Salvo honrosas excepções, creio bem que nem por isso… Uma ou outra escola de concelho pede a minha presença, mas é de fora sobretudo, até de algumas câmaras, que vêm solicitações: Porto, Gaia, Famalicão, S. João da Madeira, Évora, Entroncamento, etc. Parece que outra das honrosas excepções é o “Terras da Feira” que, como se vê, se lembrou de mim e a quem eu muito agradeço esta oportunidade.

Continua ligado a vários colectivos que recitam poesia. Essas iniciativas têm público? Há cada vez mais gente e querer ler poesia de forma espontânea?
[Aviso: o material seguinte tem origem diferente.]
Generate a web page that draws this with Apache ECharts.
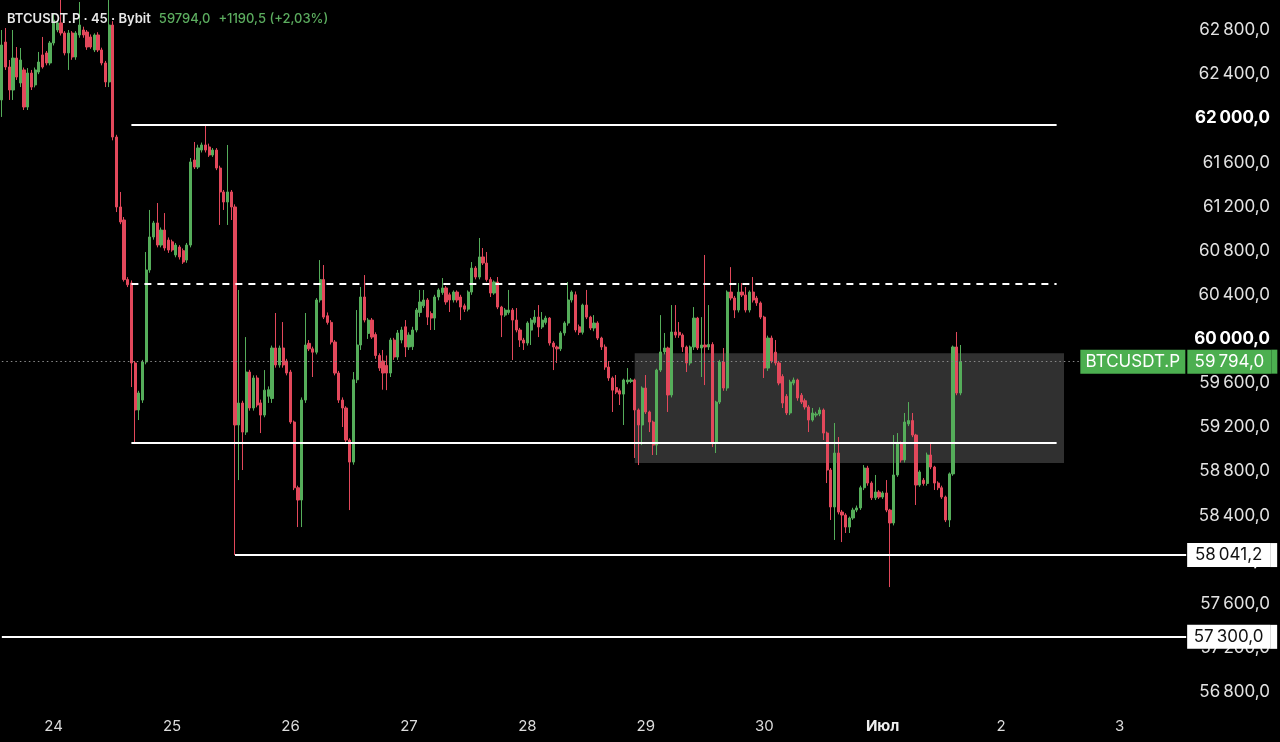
<!DOCTYPE html>
<html>
<head>
<meta charset="utf-8">
<script src="https://cdn.jsdelivr.net/npm/echarts@6.0.0/dist/echarts.min.js"></script>
<style>
  html, body { margin: 0; padding: 0; background: #000; }
  #chart { width: 1280px; height: 742px; }
</style>
</head>
<body>
<div id="chart"></div>
<script>
// ---- DATA: 45-minute candles [open, close, low, high] ----
const day23 = [
  [62166,62664,62012,62800],[62691,62465,62438,62818],[62465,62256,62166,62528],[62256,62546,62166,62800],
  [62546,62374,62347,62646],[62320,62528,62283,62637],[62438,62102,62075,62460],[62102,62410,62075,62455],
  [62410,62283,62256,62438],[62302,62438,62280,62460],[62419,62510,62400,62601],[62574,62465,62450,62737],
  [62592,62501,62480,62610],[62501,62682,62480,62700]
];
const day24 = [
  [62682,62891,62660,62954],[62800,62864,62780,62890],[62864,62773,62750,63080],[62773,62592,62570,62790],
  [62592,62773,62438,62800],[62773,62555,62530,62790],[62555,62773,62530,62790],[62755,62845,62730,63054],
  [62800,62755,62730,62830],[62782,62646,62620,62800],[62737,62646,62630,62760],[62619,62755,62600,62770],
  [62755,62619,62600,62780],[62619,62501,62480,62640],[62501,62329,62283,62520],[62329,62845,62283,63080],
  [62845,61830,61800,62880],[61830,61196,61150,61850],[61196,61060,61040,61332],[61078,60538,60520,61105],
  [60538,60491,60470,60560],[60507,59782,59564,60530],[59782,59356,59057,59800],[59356,59510,59265,59530],
  [59446,59791,59420,59810],[59791,60625,59770,60788],[60625,60924,60600,61169],[60924,61051,60900,61070],
  [61051,60851,60830,61232],[60851,60987,60830,61010],[60987,60824,60800,61141],[60896,60806,60780,60920]
];
const day25 = [
  [60880,60806,60790,60900],[60761,60851,60740,60870],[60833,60743,60720,60850],[60800,60697,60680,60820],
  [60715,60851,60690,60870],[60851,61604,60830,61640],[61622,61558,61540,61785],[61558,61731,61540,61760],
  [61712,61758,61690,61780],[61758,61712,61690,61939],[61740,61667,61650,61770],[61667,61712,61650,61730],
  [61712,61549,61530,61730],[61549,61332,61033,61570],[61332,61241,61169,61350],[61241,61332,61033,61758],
  [61332,61196,61078,61350],[61196,59220,58041.2,61220],[59220,59419,58721,60444],[59419,59156,58812,59440],
  [59156,59700,59130,60017],[59700,59374,59350,59720],[59374,59646,59350,59670],[59646,59401,59380,59670],
  [59420,59310,59147,59450],[59310,59536,59290,59718],[59480,59540,59420,59570],[59460,59918,59420,59940],
  [59918,59764,59740,60235],[59764,59918,59740,59940],[59918,59764,59740,60153],[59800,59691,59670,59820]
];
const day26 = [
  [59700,59247,59230,59720],[59247,58651,58630,59260],[58651,58540,58295,58670],[58540,59446,58295,59470],
  [59446,59945,59420,60235],[59960,59910,59890,59990],[59910,59880,59655,59930],[59880,60353,59860,60370],
  [60353,60538,60330,60715],[60538,60198,60180,60670],[60210,60150,60130,60240],[60150,59972,59950,60170],
  [59972,59691,59670,59990],[59691,59446,59420,59710],[59446,59374,59202,59470],[59374,59084,59060,59390],
  [59084,58884,58449,59100],[58884,59630,58860,59700],[59630,59945,59600,60262],[59945,60380,59900,60471],
  [60380,60171,60150,60579],[60050,60171,60000,60190],[60171,60017,60000,60190],[60040,59850,59820,60060],
  [59850,59736,59710,59870],[59800,59691,59540,59900],[59760,59691,59536,59850],[59691,59990,59655,60010],
  [59990,59836,59810,60010],[59836,60054,59810,60081],[59990,60081,59960,60110],[60110,59927,59836,60171]
];
const day27 = [
  [59927,60035,59900,60060],[59930,60081,59900,60110],[60081,60262,60060,60280],[60240,60335,60200,60444],
  [60300,60353,60280,60444],[60353,60198,60126,60370],[60230,60189,60081,60250],[60189,60380,60081,60400],
  [60380,60444,60350,60460],[60420,60462,60400,60552],[60462,60335,60310,60480],[60400,60353,60244,60420],
  [60353,60425,60330,60440],[60425,60353,60330,60440],[60380,60289,60171,60400],[60300,60270,60244,60320],
  [60270,60425,60250,60440],[60425,60642,60400,60697],[60642,60561,60540,60660],[60561,60743,60540,60915],
  [60743,60688,60670,60824],[60688,60538,60520,60788],[60538,60416,60380,60560],[60416,60516,60400,60530],
  [60516,60289,60270,60561],[60289,60216,60017,60300],[60216,60262,60200,60280],[60240,60262,60220,60444],
  [60262,60171,59809,60280],[60171,60081,60060,60280],[60081,59990,59927,60100],[59990,59963,59900,60010]
];
const day28 = [
  [59963,60144,59940,60160],[60080,60171,59945,60190],[60150,60198,60130,60262],[60198,60108,60017,60307],
  [60108,60171,60090,60244],[60150,60189,60130,60210],[60189,59963,59940,60198],[59963,59927,59718,59980],
  [59927,59910,59782,59940],[59910,60054,59890,60070],[60054,60144,60030,60160],[60144,60353,60120,60516],
  [60353,60425,60330,60440],[60400,60081,60060,60430],[60110,60060,60035,60130],[60060,60307,60040,60320],
  [60307,60198,60180,60444],[60198,60099,60080,60210],[60099,60144,60070,60216],[60144,60008,59990,60160],
  [60008,59927,59900,60020],[59927,59745,59720,59950],[59745,59646,59620,59800],[59646,59536,59338,59660],
  [59560,59518,59500,59673],[59530,59500,59401,59550],[59500,59628,59220,59640],[59610,59628,59590,59736],
  [59615,59628,59600,59645],[59628,59356,58921,59640],[59356,59220,58857,59370],[59220,59555,59038,59570]
];
const day29 = [
  [59555,59338,59320,59673],[59338,59247,59156,59350],[59247,59038,58948,59260],[59038,59718,58948,59730],
  [59718,59882,59700,60216],[59882,59918,59860,60054],[59918,59492,59338,59930],[59492,60063,59470,60307],
  [60063,60035,60010,60307],[60060,60035,60010,60153],[60035,59927,59882,60050],[59927,59782,59700,59940],
  [59782,59927,59760,59940],[59927,60189,59900,60289],[60189,59918,59900,60200],[59918,59945,59655,60198],
  [59945,59927,59582,60761],[59927,59950,59900,60307],[59950,59057,59020,59970],[59057,59428,58966,59440],
  [59428,59791,59410,59810],[59791,59555,59530,59918],[59555,60425,59530,60440],[60425,60371,60350,60651],
  [60371,60262,60189,60390],[60262,60425,60240,60507],[60425,60398,60380,60507],[60398,60262,60240,60471],
  [60262,60425,60240,60440],[60425,60353,60330,60561],[60370,60326,60300,60390],[60326,60198,60180,60340]
];
const day30 = [
  [60198,59736,59646,60210],[59736,60008,59710,60030],[60008,59800,59780,60030],[59880,59782,59760,59990],
  [59782,59600,59580,59800],[59660,59419,59374,59680],[59480,59329,59310,59500],[59329,59610,59310,59630],
  [59600,59628,59580,59650],[59628,59465,59440,59640],[59490,59428,59410,59510],[59440,59383,59360,59460],
  [59383,59265,59156,59400],[59265,59329,59250,59374],[59310,59320,59290,59340],[59320,59356,59300,59380],
  [59356,59147,59084,59370],[59147,58812,58694,59160],[58812,58477,58359,58830],[58477,58966,58178,59238],
  [58966,58431,58410,59111],[58431,58404,58159,58450],[58404,58295,58241,58420],[58295,58377,58241,58390],
  [58377,58449,58360,58470],[58449,58468,58430,58490],[58468,58651,58450,58670],[58651,58830,58630,58857],
  [58830,58694,58670,58850],[58694,58560,58540,58710],[58560,58613,58540,58767],[58613,58567,58550,58630]
];
const jul01 = [
  [58567,58604,58550,58620],[58604,58449,58430,58721],[58449,58332,57751,58460],[58332,58767,58310,59129],
  [58767,59057,58750,59147],[59057,58903,58880,59070],[58903,59247,58880,59329],[59230,59260,59210,59428],
  [59260,59129,59110,59329],[59129,58676,58495,59140],[58676,58794,58660,58810],[58720,58690,58670,58740],
  [58690,58948,58670,58970],[58948,58839,58820,59066],[58839,58694,58631,58850],[58694,58651,58630,58710],
  [58651,58567,58550,58670],[58567,58359,58340,58580],[58359,58777,58295,58790],[58777,59927,58760,59940],
  [59927,59510,59490,60063],[59510,59794,59490,59945]
];

// price axis tick labels
const priceTicks = [56800, 57200, 57600, 58000, 58400, 58800, 59200, 59600, 60000, 60400, 60800, 61200, 61600, 62000, 62400, 62800];
const boldTicks = [58000, 60000, 62000];

// drawn levels (price, from candle index, to candle index)
const rangeLevels = [
  { price: 61940, from: 35, to: 285, kind: 'solid' },
  { price: 60500, from: 35, to: 285, kind: 'dashed' },
  { price: 59060, from: 35, to: 285, kind: 'solid' }
];
const taggedLevels = [
  { price: 58041.2, from: 63, to: 320 },
  { price: 57300.0, from: 0, to: 320 }
];
const zone = { top: 59870, bottom: 58875, from: 171, to: 287 };

const symbolName = 'BTCUSDT.P';
const header = 'BTCUSDT.P · 45 · Bybit';
const lastPrice = 59794.0;
const change = 1190.5;
const changePct = 2.03;
const lastLineEnd = 291;

// time axis: 45-minute bars starting 23 Jun 13:30
const totalSlots = 321;
const startMs = Date.UTC(2024, 5, 23, 13, 30);
const stepMs = 45 * 60 * 1000;
const monthsRu = ['Янв','Фев','Мар','Апр','Май','Июн','Июл','Авг','Сен','Окт','Ноя','Дек'];
const categories = [];
for (let i = 0; i < totalSlots; i++) {
  const d = new Date(startMs + i * stepMs);
  const p = n => String(n).padStart(2, '0');
  categories.push(d.getUTCFullYear() + '-' + p(d.getUTCMonth() + 1) + '-' + p(d.getUTCDate()) + ' ' + p(d.getUTCHours()) + ':' + p(d.getUTCMinutes()));
}

const candles = [].concat(day23, day24, day25, day26, day27, day28, day29, day30, jul01);

function fmtPrice(v) {
  const s = v.toFixed(1);
  const parts = s.split('.');
  const intPart = parts[0].replace(/\B(?=(\d{3})+(?!\d))/g, '\u2009');
  return intPart + ',' + parts[1];
}
function fmtPlain(v) { return v.toFixed(1).replace('.', ','); }

const UP = '#55ad5a';
const DOWN = '#e2485b';
const FONT = 'Inter, "Noto Sans", sans-serif';

const chart = echarts.init(document.getElementById('chart'));

const levelLines = rangeLevels.map(l => [
  { coord: [l.from, l.price],
    lineStyle: { color: '#ffffff', width: 2, type: l.kind === 'dashed' ? [7, 6] : 'solid', opacity: 1 },
    label: { show: false } },
  { coord: [l.to, l.price] }
]);
const tagLines = taggedLevels.map(l => [
  { coord: [l.from, l.price],
    lineStyle: { color: '#ffffff', width: 2, type: 'solid', opacity: 1 },
    label: {
      show: true, position: 'end', distance: 1,
      formatter: '{w|' + fmtPrice(l.price) + '}{p|}',
      rich: {
        w: { backgroundColor: '#ffffff', color: '#111', fontSize: 17, fontFamily: FONT, width: 83, height: 24, lineHeight: 24, align: 'right' },
        p: { backgroundColor: '#ffffff', width: 7, height: 24, lineHeight: 24 }
      }
    } },
  { coord: [l.to, l.price] }
]);

const option = {
  backgroundColor: '#000000',
  animation: false,
  textStyle: { fontFamily: FONT },
  title: {
    left: 2, top: 5,
    text: '{n|' + header + '}{s|}{g|' + fmtPlain(lastPrice) + '}{s|}{g|+' + fmtPlain(change) + ' (+' + changePct.toFixed(2).replace('.', ',') + '%)}',
    textStyle: {
      rich: {
        n: { color: '#e8e8e8', fontSize: 13, fontWeight: 600, fontFamily: FONT },
        s: { width: 8 },
        g: { color: '#5cad5f', fontSize: 13, fontWeight: 500, fontFamily: FONT }
      }
    }
  },
  grid: { left: 0, right: 92, top: 0, bottom: 34, containLabel: false },
  xAxis: {
    type: 'category',
    data: categories,
    boundaryGap: true,
    axisLine: { show: false },
    axisTick: { show: false },
    splitLine: { show: false },
    axisLabel: {
      margin: 11,
      color: '#dcdcdc',
      fontSize: 15,
      fontFamily: FONT,
      interval: function (index, value) { return value.slice(11) === '00:00'; },
      formatter: function (value) {
        const day = parseInt(value.slice(8, 10), 10);
        const mon = parseInt(value.slice(5, 7), 10) - 1;
        if (day === 1) return '{b|' + monthsRu[mon] + '}';
        return String(day);
      },
      rich: { b: { fontWeight: 'bold', fontSize: 15, color: '#eeeeee', fontFamily: FONT } }
    }
  },
  yAxis: {
    type: 'value',
    position: 'right',
    min: 56655,
    max: 63072,
    axisLine: { show: false },
    axisTick: { show: false },
    splitLine: { show: false },
    axisLabel: {
      customValues: priceTicks,
      align: 'right',
      margin: 82,
      color: '#e2e2e2',
      fontSize: 17,
      fontFamily: FONT,
      formatter: function (v) {
        const t = fmtPrice(v);
        return boldTicks.indexOf(v) >= 0 ? '{b|' + t + '}' : t;
      },
      rich: { b: { fontWeight: 'bold', fontSize: 17, color: '#ffffff', fontFamily: FONT } }
    }
  },
  series: [
    {
      name: 'zone',
      type: 'line',
      data: [],
      z: 1,
      silent: true,
      clip: false,
      markArea: {
        silent: true,
        itemStyle: { color: 'rgba(255,255,255,0.19)' },
        data: [[{ coord: [zone.from, zone.top] }, { coord: [zone.to, zone.bottom] }]]
      },
      markLine: {
        silent: true,
        symbol: ['none', 'none'],
        data: [[
          { coord: [0, lastPrice],
            lineStyle: { color: '#8a8a8a', width: 1, type: [1.5, 3], opacity: 1 },
            label: {
              show: true, position: 'end', distance: 1.5,
              formatter: '{a|' + symbolName + '}{gap|}{b|' + fmtPrice(lastPrice) + '}{c|}',
              rich: {
                a: { backgroundColor: '#4caf50', color: '#ffffff', fontSize: 17, fontFamily: FONT, width: 105, height: 24, lineHeight: 24, align: 'center' },
                gap: { width: 2, height: 24 },
                b: { backgroundColor: '#4caf50', color: '#ffffff', fontSize: 17, fontFamily: FONT, width: 84, height: 24, lineHeight: 24, align: 'right' },
                c: { backgroundColor: '#4caf50', width: 6, height: 24, lineHeight: 24 }
              }
            } },
          { coord: [lastLineEnd, lastPrice] }
        ]]
      }
    },
    {
      name: symbolName,
      type: 'candlestick',
      data: candles,
      z: 2,
      barWidth: '72%',
      clip: true,
      itemStyle: {
        color: UP, color0: DOWN,
        borderColor: UP, borderColor0: DOWN,
        borderWidth: 1
      }
    },
    {
      name: 'levels',
      type: 'line',
      data: [],
      z: 3,
      silent: true,
      clip: false,
      markLine: {
        silent: true,
        symbol: ['none', 'none'],
        data: levelLines.concat(tagLines)
      }
    }
  ]
};

chart.setOption(option);
</script>
</body>
</html>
Na maior parte dos casos, não estou apenas ligado a esses colectivos: coordeno-os. A Onda Poética de Espinho está viva, com mais ou menos dificuldades, há quase uma dúzia de anos. O Quarto Crescente, na Biblioteca de S. Paio de Oleiros, só se realiza quando há apoios, mas consegue reunir entre 60 a 80 pessoas (sala cheia) e já faz parte do roteiro de qualquer amante da poesia. As Quartas Mal-Ditas do Porto costumam encher também o piano-bar do Clube Literário. E todas as quartas-feiras, há poesia no Púcaros Bar, junto à Alfândega do Porto, e eu, que já lá vou há mais de dez anos, estou lá a abrir a sessão, muitas vezes com o bar cheio e atento ao que ali se passa e com um número significativo de poetas e leitores a mostrar os seus dotes. Por isso, há público para a poesia, ainda que eu sinta que há muito a fazer ainda por ela. Por isso é que eu e outros estamos de serviço permanente a sensibilizar as pessoas e a dar-lhes poesia de comer, que é para isso que ela serve, segundo dizia a Natália Correia.